Faculty, too, would choose what to read; they would not have to grin and bear books they disesteem. We -- all of us -- might stun one another, as well as ourselves, with our selections. I know that I would greatly enjoy being wrong in my predictions of who would choose what. First, though, we -- all of us -- write, and not mainly to prove we read.

Possible prompts: What would you say about this book to someone who hasn’t read it? To someone who has? What most surprised you about it? What, if you were the editor, would you change?
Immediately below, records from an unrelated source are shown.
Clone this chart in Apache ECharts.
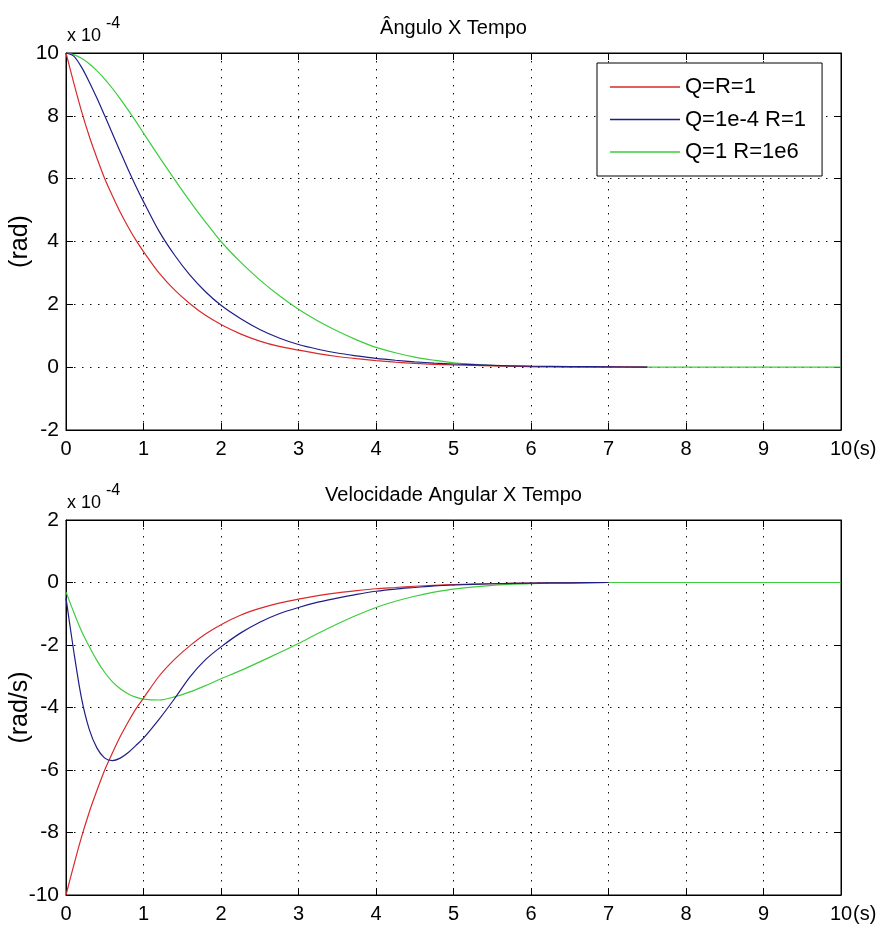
<!DOCTYPE html>
<html><head><meta charset="utf-8">
<script src="https://cdn.jsdelivr.net/npm/echarts@6/dist/echarts.min.js"></script>
<style>html,body{margin:0;padding:0;background:#fff}#c{width:883px;height:930px}</style>
</head><body><div id="c"></div>
<script>
// ---- data (values in units of 1e-4) ----
const seriesNames = ['Q=R=1', 'Q=1e-4 R=1', 'Q=1 R=1e6'];
const xTicks = [0,1,2,3,4,5,6,7,8,9,10];
const time = [0,0.1,0.2,0.3,0.4,0.5,0.6,0.7,0.8,0.9,1.0,
              1.2,1.4,1.6,1.8,2.0,
              2.25,2.5,2.75,3.0,3.25,3.5,3.75,4.0,4.25,4.5,4.75,5.0,
              5.5,6.0,6.5,7.0,7.5,8.0,9.0,10.0];

const angRed   = [10,9.05,8.15,7.35,6.65,6.0,5.45,4.93,4.47,4.05,3.68,
                  3.0,2.46,2.02,1.65,1.36,
                  1.06,0.83,0.66,0.54,0.43,0.34,0.27,0.21,0.16,0.12,0.09,0.07,
                  0.04,0.02,0.01,0.01,0];
const angBlue  = [10,9.9,9.55,9.08,8.56,8.0,7.43,6.86,6.3,5.77,5.27,
                  4.33,3.57,2.93,2.4,1.97,
                  1.55,1.2,0.93,0.72,0.57,0.45,0.36,0.28,0.22,0.17,0.13,0.1,
                  0.06,0.03,0.02,0.01,0];
const angGreen = [10,9.95,9.83,9.66,9.43,9.17,8.87,8.54,8.19,7.83,7.45,
                  6.7,5.98,5.28,4.62,4.0,
                  3.35,2.78,2.28,1.84,1.47,1.15,0.87,0.63,0.46,0.32,0.22,0.14,
                  0.06,0.02,0.01,0,0,0,0,0];

const velRed   = [-10,-9.05,-8.15,-7.35,-6.65,-6.0,-5.45,-4.93,-4.47,-4.05,-3.7,
                  -3.0,-2.46,-2.02,-1.65,-1.35,
                  -1.05,-0.83,-0.66,-0.53,-0.42,-0.33,-0.26,-0.2,-0.16,-0.12,-0.09,-0.07,
                  -0.04,-0.02,-0.01,0];
const velBlue  = [-0.5,-2.2,-3.7,-4.7,-5.3,-5.62,-5.7,-5.62,-5.45,-5.22,-4.98,
                  -4.38,-3.72,-3.02,-2.47,-2.06,
                  -1.62,-1.27,-1.0,-0.8,-0.63,-0.5,-0.38,-0.28,-0.21,-0.16,-0.11,-0.08,
                  -0.04,-0.02,-0.01,0];
const velGreen = [-0.3,-0.95,-1.55,-2.05,-2.5,-2.88,-3.18,-3.4,-3.56,-3.67,-3.73,
                  -3.76,-3.66,-3.5,-3.3,-3.08,
                  -2.82,-2.54,-2.25,-1.95,-1.63,-1.33,-1.05,-0.8,-0.6,-0.44,-0.31,-0.21,
                  -0.09,-0.04,-0.01,0,0,0,0,0];

const titles = ['Ângulo X Tempo', 'Velocidade Angular X Tempo'];
const yNames = ['(rad)', '(rad/s)'];
const yRanges = [[-2, 10], [-10, 2]];
const xUnit = '(s)';
const scaleBase = 'x 10', scaleExp = '-4';

// ---- styling ----
const FONT = "'Liberation Sans', Arial, sans-serif";
const COLORS = ['#d82a2a', '#1e1e86', '#3ccc3c'];
const gridBoxes = [{left:66, top:53, width:775, height:377}, {left:66, top:520, width:775, height:375}];

const zip = (t, v) => v.map((y, i) => [t[i], y]);
const frameLine = {show:true, onZero:false, lineStyle:{color:'#000', width:1}};
const tick = {show:true, inside:true, length:7, lineStyle:{color:'#000', width:1}};
const dotted = {show:true, lineStyle:{color:'#111', width:1, type:[1.5, 6.5]}};

const xAxis = [], yAxis = [], series = [], grid = [], title = [], graphic = [];
gridBoxes.forEach((g, gi) => {
  grid.push(Object.assign({show:true, borderColor:'#000', borderWidth:1, backgroundColor:'#fff',
    containLabel:false, outerBoundsMode:'none'}, g));
  xAxis.push({type:'value', gridIndex:gi, min:xTicks[0], max:xTicks[xTicks.length-1], interval:1, position:'bottom',
    axisLine:frameLine, axisTick:tick, splitLine:dotted,
    axisLabel:{color:'#000', fontSize:20, fontFamily:FONT, margin:9},
    name:xUnit, nameLocation:'end', nameGap:12, nameMoveOverlap:false,
    nameTextStyle:{color:'#000', fontSize:20, fontFamily:FONT, align:'left', verticalAlign:'top', padding:[9,0,0,0]}});
  xAxis.push({type:'value', gridIndex:gi, min:0, max:10, interval:1, position:'top',
    axisLine:frameLine, axisTick:tick, axisLabel:{show:false}, splitLine:{show:false}});
  yAxis.push({type:'value', gridIndex:gi, min:yRanges[gi][0], max:yRanges[gi][1], interval:2, position:'left',
    axisLine:frameLine, axisTick:tick, splitLine:dotted,
    axisLabel:{color:'#000', fontSize:21, fontFamily:FONT, margin:7},
    name:yNames[gi], nameLocation:'middle', nameGap:33, nameMoveOverlap:false,
    nameTextStyle:{color:'#000', fontSize:25, fontFamily:FONT}});
  yAxis.push({type:'value', gridIndex:gi, min:yRanges[gi][0], max:yRanges[gi][1], interval:2, position:'right',
    axisLine:frameLine, axisTick:tick, axisLabel:{show:false}, splitLine:{show:false}});
  title.push({text:titles[gi], left:g.left + g.width/2, textAlign:'center', top:g.top - 35, padding:0,
    textStyle:{color:'#000', fontSize:20, fontWeight:'normal', fontFamily:FONT}});
  graphic.push({type:'text', left:g.left + 1, top:g.top - 26, style:{text:scaleBase, fontSize:18, fontFamily:FONT, fill:'#000'}});
  graphic.push({type:'text', left:g.left + 40, top:g.top - 37, style:{text:scaleExp, fontSize:16, fontFamily:FONT, fill:'#000'}});
});

const sets = [[angRed, angBlue, angGreen], [velRed, velBlue, velGreen]];
const drawOrder = [2, 0, 1];
sets.forEach((arrs, gi) => {
  drawOrder.forEach((si, k) => {
    series.push({type:'line', name:seriesNames[si], xAxisIndex:gi*2, yAxisIndex:gi*2,
      data:zip(time, arrs[si]), symbol:'none', showSymbol:false, smooth:0.3,
      lineStyle:{color:COLORS[si], width:1.2}, itemStyle:{color:COLORS[si]}, z:2 + k, animation:false});
  });
});

const chart = echarts.init(document.getElementById('c'), null, {renderer:'canvas'});
chart.setOption({
  animation:false,
  backgroundColor:'#fff',
  title, grid, xAxis, yAxis, series, graphic,
  legend:{data:seriesNames, orient:'vertical', left:597, top:63,
    icon:'rect', itemWidth:70, itemHeight:1.5, itemGap:10.5,
    padding:[13,16,13,13], borderColor:'#000', borderWidth:1, backgroundColor:'#fff',
    textStyle:{color:'#000', fontSize:22, fontFamily:FONT, lineHeight:21}, selectedMode:false}
});
</script></body></html>
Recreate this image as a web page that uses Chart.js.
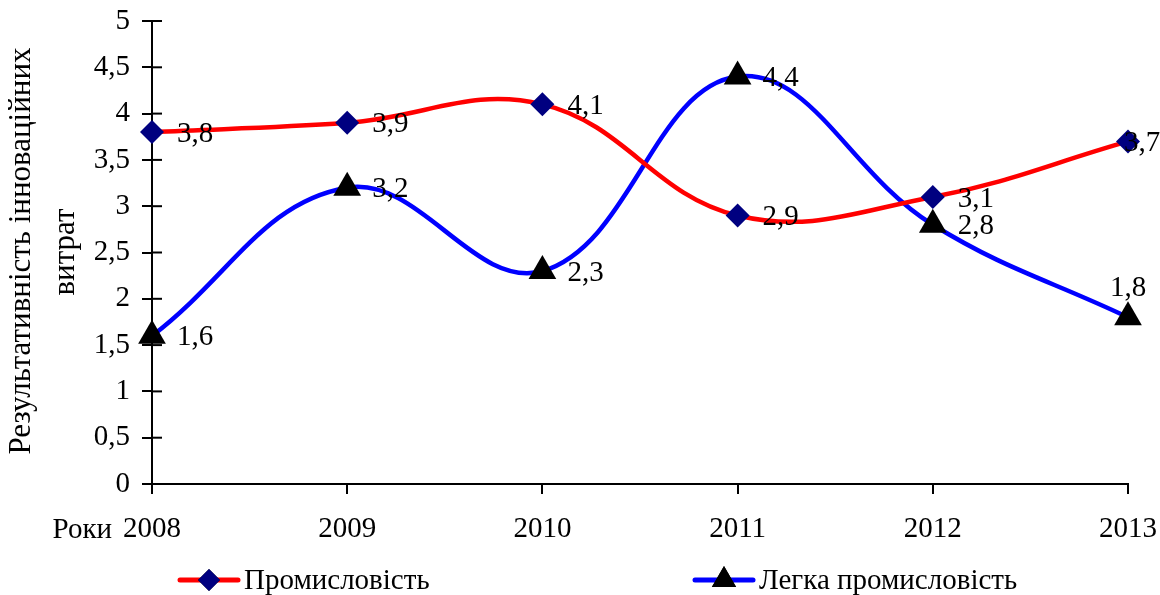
<!DOCTYPE html>
<html>
<head>
<meta charset="utf-8">
<script src="https://cdn.jsdelivr.net/npm/chart.js@4.4.1/dist/chart.umd.min.js"></script>
<style>
  html, body { margin: 0; padding: 0; background: #fff; }
  #wrap { width: 1160px; height: 595px; }
</style>
</head>
<body>
<div id="wrap"><canvas id="chart"></canvas></div>
<script>
// Values
const years = ['2008', '2009', '2010', '2011', '2012', '2013'];
const industry = [3.8, 3.9, 4.1, 2.9, 3.1, 3.7];
const lightIndustry = [1.6, 3.2, 2.3, 4.4, 2.8, 1.8];
const seriesNames = ['Промисловість', 'Легка промисловість'];
const yTitle = ['Результативність інноваційних', 'витрат'];
const xLabel = 'Роки';

const FONT = '"Liberation Serif", "Times New Roman", serif';
const fmt = v => String(v).replace('.', ',');

// data labels, y-axis title, inner tick halves and the legend
const extras = {
    id: 'extras',
    afterDraw(chart) {
        const ctx = chart.ctx;
        const y = chart.scales.y, x = chart.scales.x;
        ctx.save();
        ctx.strokeStyle = '#000';
        ctx.lineWidth = 2;
        y.ticks.forEach(t => {
            const py = y.getPixelForValue(t.value);
            ctx.beginPath();
            ctx.moveTo(y.right, py);
            ctx.lineTo(y.right + 10, py);
            ctx.stroke();
        });

        ctx.fillStyle = '#000';
        ctx.font = '29px ' + FONT;
        ctx.textBaseline = 'middle';
        chart.data.datasets.forEach((ds, di) => {
            const meta = chart.getDatasetMeta(di);
            meta.data.forEach((pt, i) => {
                const last = i === ds.data.length - 1;
                if (di === 1 && last) {
                    ctx.textAlign = 'center';
                    ctx.fillText(fmt(ds.data[i]), pt.x, pt.y - 29);
                } else {
                    ctx.textAlign = 'left';
                    ctx.fillText(fmt(ds.data[i]), pt.x + (last ? -4 : 25), pt.y + 2);
                }
            });
        });

        // "Роки" before the first year label
        ctx.textAlign = 'right';
        ctx.fillText(xLabel, x.getPixelForValue(0) - 40, 530);

        // rotated axis title
        ctx.save();
        ctx.rotate(-Math.PI / 2);
        ctx.textAlign = 'center';
        ctx.font = '31px ' + FONT;
        ctx.fillText(yTitle[0], -251, 22);
        ctx.fillText(yTitle[1], -252, 66);
        ctx.restore();

        // legend: line + marker + name
        const items = [{ x0: 180, ds: chart.data.datasets[0] }, { x0: 695, ds: chart.data.datasets[1] }];
        const ly = 580;
        items.forEach(it => {
            ctx.strokeStyle = it.ds.borderColor;
            ctx.lineWidth = 5;
            ctx.lineCap = 'round';
            ctx.beginPath();
            ctx.moveTo(it.x0, ly);
            ctx.lineTo(it.x0 + 58, ly);
            ctx.stroke();
            Chart.helpers.drawPoint(ctx, {
                pointStyle: it.ds.pointStyle,
                radius: it.ds.pointStyle === 'triangle' ? 14 : 11,
                borderWidth: 0
            }, it.x0 + 29, ly);
            ctx.fillStyle = it.ds.pointBackgroundColor;
            ctx.fill();
            ctx.fillStyle = '#000';
            ctx.font = '29px ' + FONT;
            ctx.textAlign = 'left';
            ctx.fillText(it.ds.label, it.x0 + 64, ly + 1);
        });
        ctx.restore();
    }
};

new Chart(document.getElementById('chart'), {
    type: 'line',
    data: {
        labels: years,
        datasets: [{
            label: seriesNames[0],
            data: industry,
            borderColor: '#ff0000',
            borderWidth: 4.5,
            tension: 0.4,
            pointStyle: 'rectRot',
            pointRadius: 12,
            pointBackgroundColor: '#000080',
            pointBorderWidth: 0
        }, {
            label: seriesNames[1],
            data: lightIndustry,
            borderColor: '#0000ff',
            borderWidth: 4.5,
            tension: 0.4,
            pointStyle: 'triangle',
            pointRadius: 16,
            pointBackgroundColor: '#000000',
            pointBorderWidth: 0
        }]
    },
    options: {
        responsive: true,
        maintainAspectRatio: false,
        animation: false,
        layout: { padding: { left: 10, right: 32, top: 21, bottom: 51 } },
        plugins: {
            legend: { display: false },
            tooltip: { enabled: false }
        },
        scales: {
            x: {
                offset: false,
                afterFit: s => { s.height = 60; s.paddingLeft = 0; s.paddingRight = 0; },
                border: { color: '#000', width: 2 },
                grid: { drawOnChartArea: false, color: '#000', lineWidth: 2, tickLength: 10 },
                ticks: { color: '#000', padding: 18, maxRotation: 0, font: { family: FONT, size: 29 } }
            },
            y: {
                min: 0,
                max: 5,
                afterFit: s => { s.width = 142; s.paddingTop = 0; s.paddingBottom = 0; },
                border: { color: '#000', width: 2 },
                grid: { drawOnChartArea: false, color: '#000', lineWidth: 2, tickLength: 10 },
                ticks: {
                    stepSize: 0.5,
                    color: '#000',
                    padding: 12,
                    font: { family: FONT, size: 29 },
                    callback: v => fmt(v)
                }
            }
        }
    },
    plugins: [extras]
});
</script>
</body>
</html>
“You Read Your Book and I’ll Read Mine” would cost less than common-reading programs, because the college would provide only titles and online samples. Students would obtain their own books, just as they do for classes. Secondhand copies of the two I’ve named are available quite inexpensively, though the school should emphasize the advantages of visiting the library before or in lieu of buying or illegally downloading. (I say this even though I recognize that public libraries are not created equal. My own, serving an upstate New York town of 27,000, has better hours than Detroit’s.) The school should also emphasize both the program’s seriousness and its rationale, encouraging first years to see self-determined reading as a habit of the educated person.

If all of this seems ludicrously utopian -- “You expect students to select, obtain and read a book on their own, in summer?” -- then maybe freshman orientation ought to include some role-playing exercises in autonomy. If, however, my experiment seems pitched too low for today’s students, I will disagree. One reads a lot in the conservative press about “book virgins,” students who have never read anything all the way through for pleasure.

But I hear about such students all the time from teachers who are not conservatives. “How any liberal arts college might combat the sudden, and very shocking, decline in student literacy that is widespread in our culture, is a pressing question,” a no-nonsense professor of my acquaintance commented in an email discussion last year.

I see things as she does, but you don’t need to have perceived any kind of decline to nod along at what she said next: “What we all suspect is needed … is to ‘get students to read more books’ -- which is both ludicrously simple to articulate and appallingly complex to imagine making happen.” I’ve just imagined it. A young professor I met last year has another proposal: teach students to train as readers as if they were athletes. Professionalizing their reading, he calls this.

The approach mystifies me. Even if it didn’t, though, it seems to overlook something that no self-respecting jock ever would: to turn pro, you must first be a serious amateur.